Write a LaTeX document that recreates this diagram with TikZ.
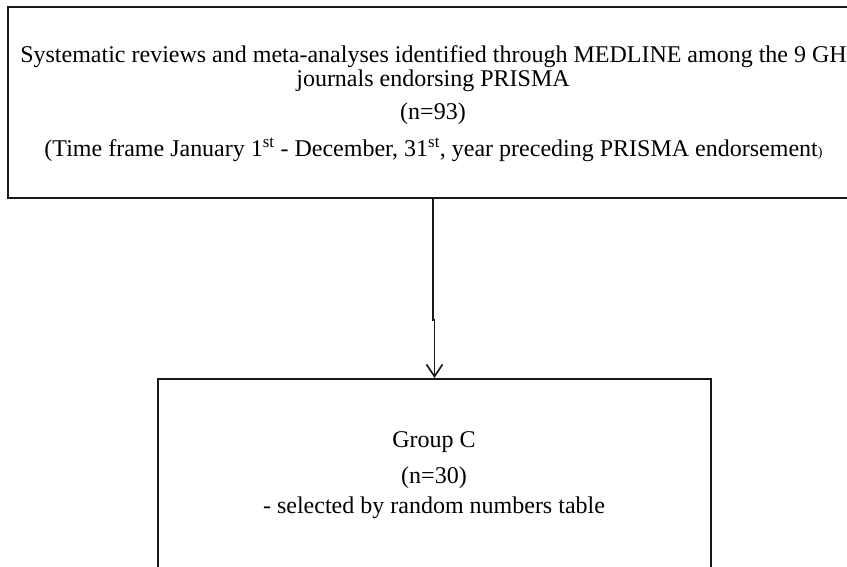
\documentclass[tikz,border=0pt]{standalone}
\usepackage{fontspec}
\setmainfont{Liberation Serif}
\usetikzlibrary{arrows.meta}
\begin{document}
\begin{tikzpicture}[x=1pt,y=-1pt,
  box/.style={draw=black!90, line width=2.1pt, rectangle, inner sep=0pt, fill=none},
  txt/.style={inner sep=0pt, anchor=base, font=\fontsize{24}{26}\selectfont},
  conn/.style={draw=black!90, line width=1.7pt, -{Straight Barb[length=12pt,width=16pt,line width=1.7pt]}}]
\useasboundingbox (0,0) rectangle (847,567);
\clip (0,0) rectangle (847,567);
\fill[white] (0,0) rectangle (847,567);
% boxes
\node[box, minimum width=850pt, minimum height=191pt] (top) at (433,102.5) {};
\node[box, minimum width=553pt, minimum height=240pt] (bot) at (434.5,499) {};
% top texts
\node[txt] (t1) at (433.5,63) {Systematic reviews and meta-analyses identified through MEDLINE among the 9 GH};
\node[txt] (t2) at (433,87) {journals endorsing PRISMA};
\node[txt] (t3) at (433,120) {(n=93)};
\node[txt] (t4) at (433.5,157) {(Time frame January 1\textsuperscript{st} - December, 31\textsuperscript{st}, year preceding PRISMA endorsement{\fontsize{14}{14}\selectfont )}};
% bottom texts
\node[txt] (b1) at (434,447) {Group C};
\node[txt] (b2) at (434,483) {(n=30)};
\node[txt] (b3) at (434,513) {- selected by random numbers table};
% connector
\coordinate (k1) at (433,320);
\coordinate (k2) at (434.5,320);
\draw[conn] (top.south) -- (k1) -- (k2) -- (bot.north);
\end{tikzpicture}
\end{document}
====
# EXERCISE DESCRIPTION
Restate the data above exactly, stripping out each image.

# SOLUTION
Write a LaTeX document that recreates this diagram with TikZ.
\documentclass[tikz,border=0pt]{standalone}
\usepackage{fontspec}
\setmainfont{Liberation Serif}
\usetikzlibrary{arrows.meta}
\begin{document}
\begin{tikzpicture}[x=1pt,y=-1pt,
  box/.style={draw=black!90, line width=2.1pt, rectangle, inner sep=0pt, fill=none},
  txt/.style={inner sep=0pt, anchor=base, font=\fontsize{24}{26}\selectfont},
  conn/.style={draw=black!90, line width=1.7pt, -{Straight Barb[length=12pt,width=16pt,line width=1.7pt]}}]
\useasboundingbox (0,0) rectangle (847,567);
\clip (0,0) rectangle (847,567);
\fill[white] (0,0) rectangle (847,567);
% boxes
\node[box, minimum width=850pt, minimum height=191pt] (top) at (433,102.5) {};
\node[box, minimum width=553pt, minimum height=240pt] (bot) at (434.5,499) {};
% top texts
\node[txt] (t1) at (433.5,63) {Systematic reviews and meta-analyses identified through MEDLINE among the 9 GH};
\node[txt] (t2) at (433,87) {journals endorsing PRISMA};
\node[txt] (t3) at (433,120) {(n=93)};
\node[txt] (t4) at (433.5,157) {(Time frame January 1\textsuperscript{st} - December, 31\textsuperscript{st}, year preceding PRISMA endorsement{\fontsize{14}{14}\selectfont )}};
% bottom texts
\node[txt] (b1) at (434,447) {Group C};
\node[txt] (b2) at (434,483) {(n=30)};
\node[txt] (b3) at (434,513) {- selected by random numbers table};
% connector
\coordinate (k1) at (433,320);
\coordinate (k2) at (434.5,320);
\draw[conn] (top.south) -- (k1) -- (k2) -- (bot.north);
\end{tikzpicture}
\end{document}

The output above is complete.